BEGIN AVAILABLE RECORDS
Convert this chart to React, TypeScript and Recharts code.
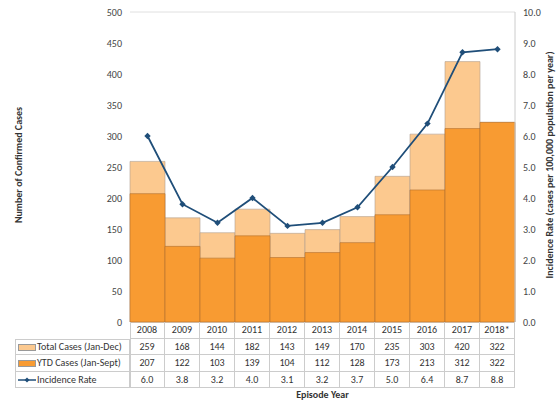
import { Bar, ComposedChart, CartesianGrid, Line, XAxis, YAxis } from "recharts";

const years = ["2008", "2009", "2010", "2011", "2012", "2013", "2014", "2015", "2016", "2017", "2018*"];
const totalCases = [259, 168, 144, 182, 143, 149, 170, 235, 303, 420, 322];
const ytdCases = [207, 122, 103, 139, 104, 112, 128, 173, 213, 312, 322];
const incidence = [6.0, 3.8, 3.2, 4.0, 3.1, 3.2, 3.7, 5.0, 6.4, 8.7, 8.8];
const leftTicks = [0, 50, 100, 150, 200, 250, 300, 350, 400, 450, 500];
const rightTicks = [0, 1, 2, 3, 4, 5, 6, 7, 8, 9, 10];

const TOTAL = "#fcc98f";
const YTD = "#f89b32";
const NAVY = "#1f4e79";
const FONT = "Calibri, Carlito, 'Open Sans', sans-serif";

const data = years.map((y, i) => ({ year: y, total: totalCases[i], ytd: ytdCases[i], rate: incidence[i] }));

const PLOT_L = 130;
const PLOT_R = 515;
const COL = (PLOT_R - PLOT_L) / years.length;
const ROW_TOP = 322;
const ROW_H = 16.5;

function Cell({ x, y, w, children, align = "center" }: any) {
  return (
    <div
      style={{
        position: "absolute", left: x, top: y, width: w, height: ROW_H, lineHeight: `${ROW_H}px`,
        fontSize: 10, textAlign: align, color: "#333", boxSizing: "border-box",
        borderRight: "1px solid #ccc", borderBottom: "1px solid #ccc", whiteSpace: "nowrap",
        paddingLeft: align === "left" ? 3 : 0,
      }}
    >
      {children}
    </div>
  );
}

const rowLabels = [
  { label: "Total Cases (Jan-Dec)", vals: totalCases.map(String), key: "t" },
  { label: "YTD Cases (Jan-Sept)", vals: ytdCases.map(String), key: "y" },
  { label: "Incidence Rate", vals: incidence.map((v) => v.toFixed(1)), key: "r" },
];

function Diamond(props: any) {
  const { cx, cy } = props;
  if (cx == null || cy == null) return null;
  const s = 3.2;
  return <path d={`M${cx},${cy - s}L${cx + s},${cy}L${cx},${cy + s}L${cx - s},${cy}Z`} fill={NAVY} />;
}

function Marker({ k }: { k: string }) {
  if (k === "r")
    return (
      <svg width={18} height={8} style={{ verticalAlign: "middle", marginRight: 1 }}>
        <line x1={0} y1={4} x2={18} y2={4} stroke={NAVY} strokeWidth={1.5} />
        <path d="M9,1.5L11.5,4L9,6.5L6.5,4Z" fill={NAVY} />
      </svg>
    );
  return (
    <span style={{ display: "inline-block", width: 18, height: 7, background: k === "t" ? TOTAL : YTD, border: "1px solid #999", verticalAlign: "middle", marginRight: 1, boxSizing: "border-box" }} />
  );
}

export default function App() {
  return (
    <div style={{ position: "fixed", left: 0, top: 0, width: 560, height: 402, background: "#fff", fontFamily: FONT }}>
      <ComposedChart width={560} height={402} data={data} margin={{ top: 12, right: 0, bottom: 80, left: 70 }} barCategoryGap={0} barGap="-100%">
        <CartesianGrid vertical={false} stroke="#e0e0e0" />
        <XAxis dataKey="year" hide />
        <YAxis yAxisId="l" width={60} domain={[0, 500]} ticks={leftTicks} tick={{ fontSize: 10, fill: "#444", fontFamily: FONT }} axisLine={false} tickLine={false} />
        <YAxis yAxisId="r" orientation="right" width={45} domain={[0, 10]} ticks={rightTicks} tickFormatter={(v) => v.toFixed(1)} tick={{ fontSize: 10, fill: "#444", fontFamily: FONT }} axisLine={{ stroke: "#ccc" }} tickLine={false} />
        <Bar yAxisId="l" dataKey="total" fill={TOTAL} stroke="#b0a090" strokeWidth={0.6} isAnimationActive={false} />
        <Bar yAxisId="l" dataKey="ytd" fill={YTD} stroke="#b07030" strokeWidth={0.6} isAnimationActive={false} />
        <Line yAxisId="r" dataKey="rate" stroke={NAVY} strokeWidth={1.8} dot={<Diamond />} isAnimationActive={false} />
      </ComposedChart>

      <div style={{ position: "absolute", left: PLOT_L, top: ROW_TOP, width: PLOT_R - PLOT_L, height: ROW_H * 4, borderLeft: "1px solid #ccc" }} />
      {years.map((y, i) => (
        <Cell key={y} x={PLOT_L + i * COL} y={ROW_TOP} w={COL}>{y}</Cell>
      ))}
      {rowLabels.map((r, ri) => (
        <div key={r.key}>
          <div style={{ position: "absolute", left: 15, top: ROW_TOP + (ri + 1) * ROW_H, width: PLOT_L - 15, height: ROW_H, borderLeft: "1px solid #ccc", borderTop: ri === 0 ? "1px solid #ccc" : undefined, boxSizing: "border-box" }} />
          <Cell x={15} y={ROW_TOP + (ri + 1) * ROW_H} w={PLOT_L - 15} align="left">
            <Marker k={r.key} />{r.label}
          </Cell>
          {r.vals.map((v, i) => (
            <Cell key={i} x={PLOT_L + i * COL} y={ROW_TOP + (ri + 1) * ROW_H} w={COL}>{v}</Cell>
          ))}
        </div>
      ))}
      <div style={{ position: "absolute", left: PLOT_L, width: PLOT_R - PLOT_L, top: 388, textAlign: "center", fontSize: 10, fontWeight: "bold", color: "#333" }}>Episode Year</div>
      <div style={{ position: "absolute", left: 18, top: 165, transform: "translate(-50%, -50%) rotate(-90deg)", whiteSpace: "nowrap", fontSize: 10, fontWeight: "bold", color: "#333" }}>Number of Confirmed Cases</div>
      <div style={{ position: "absolute", left: 549, top: 165, transform: "translate(-50%, -50%) rotate(-90deg)", whiteSpace: "nowrap", fontSize: 10, fontWeight: "bold", color: "#333" }}>Incidence Rate (cases per 100,000 population per year)</div>
    </div>
  );
}
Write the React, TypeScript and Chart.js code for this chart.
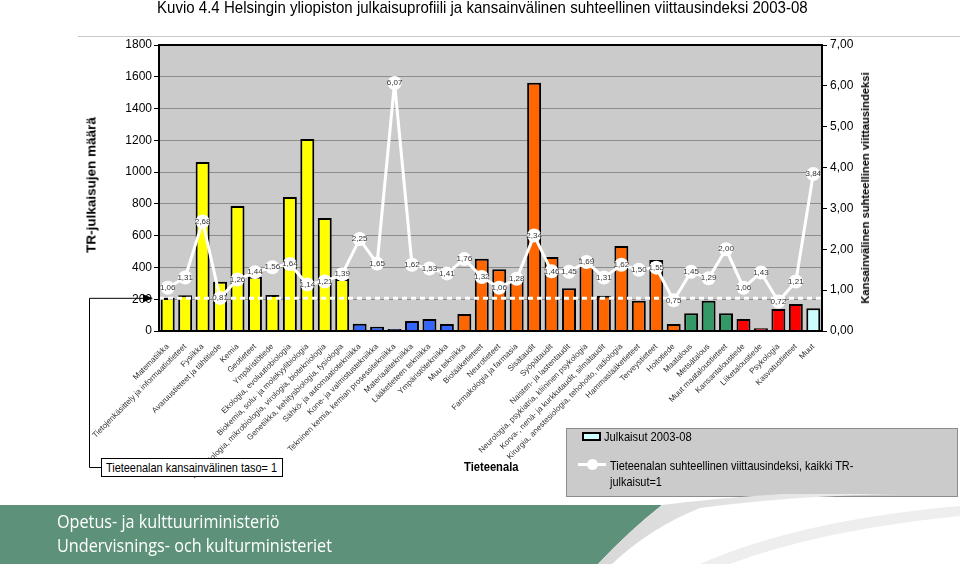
import React, { useEffect, useRef } from "react";
import { Chart, registerables } from "chart.js";

Chart.register(...registerables);

const categories: string[] = [
  "Matematiikka",
  "Tietojenkäsittely ja informaatiotieteet",
  "Fysiikka",
  "Avaruustieteet ja tähtitiede",
  "Kemia",
  "Geotieteet",
  "Ympäristötiede",
  "Ekologia, evoluutiobiologia",
  "Biokemia, solu- ja molekyylibiologia",
  "Kasvibiologia, mikrobiologia, virologia, biotekniologia",
  "Genetiikka, kehitysbiologia, fysiologia",
  "Sähkö- ja automaatiotekniikka",
  "Kone- ja valmistustekniikka",
  "Tekninen kemia, kemian prosessitekniikka",
  "Materiaalitekniikka",
  "Lääketieteen tekniikka",
  "Ympäristötekniikka",
  "Muu tekniikka",
  "Biolääketieteet",
  "Neurotieteet",
  "Farmakologia ja farmasia",
  "Sisätaudit",
  "Syöpätaudit",
  "Naisten- ja lastentaudit",
  "Neurologia, psykiatria, kliininen psykologia",
  "Korva-, nenä- ja kurkkutaudit, silmätaudit",
  "Kirurgia, anestesiologia, tehohoito, radiologia",
  "Hammaslääketieteet",
  "Terveystieteet",
  "Hoitotiede",
  "Maatalous",
  "Metsätalous",
  "Muut maataloustieteet",
  "Kansantaloustiede",
  "Liiketaloustiede",
  "Psykologia",
  "Kasvatustieteet",
  "Muut",
];

const publications: number[] = [
  208, 225, 1063, 310, 787, 342, 226, 843, 1208, 711, 327,
  46, 27, 13, 63, 75, 44,
  107, 455, 388, 320, 1563, 465, 269, 460, 222, 535, 191, 447, 44,
  111, 191, 111,
  76, 17, 138, 170,
  143,
];

const citationIndex: number[] = [
  1.06, 1.31, 2.68, 0.81, 1.26, 1.44, 1.56, 1.64, 1.14, 1.21, 1.39,
  2.25, 1.65, 6.07, 1.62, 1.53, 1.41,
  1.76, 1.32, 1.06, 1.28, 2.34, 1.46, 1.45, 1.69, 1.31, 1.62, 1.5, 1.55, 0.75,
  1.45, 1.29, 2.0,
  1.06, 1.43, 0.72, 1.21,
  3.84,
];

const groups: string[] = [
  "nat", "nat", "nat", "nat", "nat", "nat", "nat", "nat", "nat", "nat", "nat",
  "tech", "tech", "tech", "tech", "tech", "tech",
  "med", "med", "med", "med", "med", "med", "med", "med", "med", "med", "med", "med", "med",
  "agr", "agr", "agr",
  "soc", "soc", "soc", "soc",
  "other",
];

const groupColors: Record<string, string> = {
  nat: "#FFFF00",
  tech: "#3366FF",
  med: "#FF6600",
  agr: "#339966",
  soc: "#FF0000",
  other: "#CCFFFF",
};

const leftTicks: number[] = [0, 200, 400, 600, 800, 1000, 1200, 1400, 1600, 1800];
const rightTicks: number[] = [0, 1, 2, 3, 4, 5, 6, 7];
const referenceLevel = 0.8;

const fmt = (v: number) => v.toFixed(2).replace(".", ",");

const SANS = "'Liberation Sans', Arial, sans-serif";

const narrow = (scale: number): React.CSSProperties => ({
  fontFamily: SANS,
  transform: `scaleX(${scale})`,
  transformOrigin: "left center",
  whiteSpace: "nowrap",
});

const overlayPlugin = {
  id: "overlay",
  beforeDraw(chart: any) {
    const { ctx, chartArea: a } = chart;
    ctx.save();
    ctx.fillStyle = "#CBCBCB";
    ctx.fillRect(a.left, a.top, a.right - a.left, a.bottom - a.top);
    ctx.restore();
  },
  afterDatasetDraw(chart: any, args: any) {
    if (args.index !== 0) return;
    const { ctx, chartArea: a } = chart;
    const y = chart.scales.y1.getPixelForValue(referenceLevel);
    ctx.save();
    ctx.strokeStyle = "#FFFFFF";
    ctx.lineWidth = 3;
    ctx.setLineDash([5, 4]);
    ctx.beginPath();
    ctx.moveTo(a.left, y);
    ctx.lineTo(a.right, y);
    ctx.stroke();
    ctx.restore();
  },
  afterDatasetsDraw(chart: any) {
    const { ctx, chartArea: a } = chart;
    const meta = chart.getDatasetMeta(1);
    ctx.save();
    ctx.font = `8px ${SANS}`;
    ctx.fillStyle = "#333333";
    ctx.textAlign = "center";
    ctx.textBaseline = "middle";
    meta.data.forEach((pt: any, i: number) => {
      ctx.fillText(fmt(citationIndex[i]), pt.x, pt.y);
    });
    ctx.restore();

    ctx.save();
    ctx.strokeStyle = "#000";
    ctx.lineWidth = 2;
    ctx.strokeRect(a.left, a.top, a.right - a.left, a.bottom - a.top);
    ctx.restore();

    const y = chart.scales.y1.getPixelForValue(referenceLevel);
    ctx.save();
    ctx.strokeStyle = "#000";
    ctx.lineWidth = 1;
    ctx.beginPath();
    ctx.moveTo(101, 467.5);
    ctx.lineTo(89.5, 467.5);
    ctx.lineTo(89.5, y);
    ctx.lineTo(146, y);
    ctx.stroke();
    ctx.fillStyle = "#000";
    ctx.beginPath();
    ctx.moveTo(153, y);
    ctx.lineTo(143, y - 4);
    ctx.lineTo(143, y + 4);
    ctx.closePath();
    ctx.fill();
    ctx.restore();
  },
};

export default function App() {
  const canvasRef = useRef<HTMLCanvasElement | null>(null);

  useEffect(() => {
    if (!canvasRef.current) return;
    const chart = new Chart(canvasRef.current, {
      type: "bar",
      data: {
        labels: categories,
        datasets: [
          {
            type: "bar",
            label: "Julkaisut 2003-08",
            data: publications,
            backgroundColor: groups.map((g) => groupColors[g]),
            borderColor: "#000000",
            borderWidth: 2,
            yAxisID: "y",
            order: 2,
            barPercentage: 0.8,
            categoryPercentage: 1,
          } as any,
          {
            type: "line",
            label: "Tieteenalan suhteellinen viittausindeksi, kaikki TR-julkaisut=1",
            data: citationIndex,
            yAxisID: "y1",
            borderColor: "#FFFFFF",
            borderWidth: 3,
            pointRadius: 7,
            pointBackgroundColor: "#FFFFFF",
            pointBorderColor: "#FFFFFF",
            pointBorderWidth: 0,
            order: 0,
            tension: 0,
          } as any,
        ],
      },
      options: {
        responsive: false,
        animation: false,
        devicePixelRatio: 1,
        layout: { padding: { top: 45, left: 0, right: 0, bottom: 0 } },
        plugins: { legend: { display: false }, tooltip: { enabled: false } },
        scales: {
          x: {
            grid: { display: false },
            border: { display: true, color: "#000", width: 2 },
            ticks: {
              autoSkip: false,
              minRotation: 45,
              maxRotation: 45,
              padding: 3,
              color: "#333",
              font: { size: 8, family: SANS },
            },
            afterFit: (s: any) => {
              s.height = 169;
            },
          },
          y: {
            position: "left",
            min: 0,
            max: 1800,
            afterBuildTicks: (s: any) => {
              s.ticks = leftTicks.map((v) => ({ value: v }));
            },
            ticks: {
              padding: 2,
              color: "#000",
              font: { size: 12, family: SANS },
              callback: (v: any) => String(v),
            },
            grid: { color: "#8C8C8C", lineWidth: 1, tickColor: "#000", tickLength: 5 },
            border: { color: "#000", width: 2 },
            afterFit: (s: any) => {
              s.width = 159;
            },
          },
          y1: {
            position: "right",
            min: 0,
            max: 7,
            afterBuildTicks: (s: any) => {
              s.ticks = rightTicks.map((v) => ({ value: v }));
            },
            ticks: {
              padding: 3,
              color: "#000",
              font: { size: 12, family: SANS },
              callback: (v: any) => fmt(Number(v)),
            },
            grid: { drawOnChartArea: false, tickColor: "#000", tickLength: 5 },
            border: { color: "#000", width: 2 },
            afterFit: (s: any) => {
              s.width = 138;
            },
          },
        },
      } as any,
      plugins: [overlayPlugin],
    });
    return () => chart.destroy();
  }, []);

  const rot = (cx: number, cy: number, size: number): React.CSSProperties => ({
    position: "absolute",
    left: cx,
    top: cy,
    transform: "translate(-50%, -50%) rotate(-90deg)",
    whiteSpace: "nowrap",
    fontFamily: SANS,
    fontWeight: "bold",
    fontSize: size,
    color: "#000",
  });

  return (
    <div
      style={{
        position: "fixed",
        left: 0,
        top: 0,
        width: 960,
        height: 564,
        background: "#FFFFFF",
        overflow: "hidden",
      }}
    >
      <div style={{ position: "absolute", left: 78, top: 36, width: 882, height: 1, background: "#C8C8C8" }} />
      <canvas
        ref={canvasRef}
        width={960}
        height={500}
        style={{ position: "absolute", left: 0, top: 0, width: 960, height: 500 }}
      />
      <div
        style={{
          position: "absolute",
          left: 157,
          top: -2,
          fontSize: 17,
          lineHeight: "20px",
          color: "#000",
          ...narrow(0.885),
        }}
      >
        Kuvio 4.4 Helsingin yliopiston julkaisuprofiili ja kansainvälinen suhteellinen viittausindeksi 2003-08
      </div>
      <div style={rot(91, 185, 13.5)}>TR-julkaisujen määrä</div>
      <div style={rot(865, 188, 11.2)}>Kansainvälinen suhteellinen viittausindeksi</div>

      <div
        style={{
          position: "absolute",
          left: 101,
          top: 458,
          width: 182,
          height: 19,
          border: "1px solid #000",
          background: "#FFF",
          boxSizing: "border-box",
        }}
      >
        <div style={{ position: "absolute", left: 4, top: 0, fontSize: 13, lineHeight: "17px", ...narrow(0.84) }}>
          Tieteenalan kansainvälinen taso= 1
        </div>
      </div>

      <div
        style={{
          position: "absolute",
          left: 464,
          top: 459,
          fontWeight: "bold",
          fontSize: 13,
          lineHeight: "16px",
          ...narrow(0.86),
        }}
      >
        Tieteenala
      </div>

      <div
        style={{
          position: "absolute",
          left: 566,
          top: 428,
          width: 392,
          height: 69,
          background: "#CBCBCB",
          border: "1px solid #8C8C8C",
          boxSizing: "border-box",
          color: "#000",
        }}
      >
        <div
          style={{
            position: "absolute",
            left: 15,
            top: 3,
            width: 19,
            height: 9,
            background: "#CCFFFF",
            border: "2px solid #000",
            boxSizing: "border-box",
          }}
        />
        <div style={{ position: "absolute", left: 37, top: 0, fontSize: 13, lineHeight: "16px", ...narrow(0.86) }}>
          Julkaisut 2003-08
        </div>
        <div style={{ position: "absolute", left: 11, top: 34, width: 28, height: 3, background: "#FFF" }} />
        <div
          style={{
            position: "absolute",
            left: 20,
            top: 30,
            width: 11,
            height: 11,
            borderRadius: "50%",
            background: "#FFF",
          }}
        />
        <div style={{ position: "absolute", left: 43, top: 29, fontSize: 13, lineHeight: "16px", ...narrow(0.84) }}>
          Tieteenalan suhteellinen viittausindeksi, kaikki TR-
          <br />
          julkaisut=1
        </div>
      </div>

      <svg
        width={960}
        height={70}
        style={{ position: "absolute", left: 0, top: 494 }}
        viewBox="0 494 960 70"
      >
        <defs>
          <linearGradient id="sw" x1="0" y1="0" x2="1" y2="0">
            <stop offset="0" stopColor="#D8D8D8" />
            <stop offset="1" stopColor="#F4F4F4" />
          </linearGradient>
        </defs>
        <path d="M0 505 L662 505 Q630 530 598 564 L0 564 Z" fill="#5D917A" />
        <path d="M662 505 Q630 530 598 564 L612 564 Q650 528 700 508 Q820 492 960 494 L960 490 Q800 488 662 505 Z" fill="url(#sw)" />
        <path d="M700 564 Q800 520 960 506 L960 516 Q820 530 730 564 Z" fill="#EEEEEE" />
      </svg>
      <div
        style={{
          position: "absolute",
          left: 57,
          top: 509,
          fontSize: 18,
          lineHeight: "24px",
          color: "#FFFFFF",
          ...narrow(0.9),
          fontFamily: "'Open Sans', 'Noto Sans', sans-serif",
        }}
      >
        Opetus- ja kulttuuriministeriö
        <br />
        Undervisnings- och kulturministeriet
      </div>
    </div>
  );
}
END AVAILABLE RECORDS
# [AIM OF THE TASK]
Filter the listing above by the word "this"; copy each line that passes.

# [EXERCISE SOLUTION]
Convert this chart to React, TypeScript and Recharts code.
Write the React, TypeScript and Chart.js code for this chart.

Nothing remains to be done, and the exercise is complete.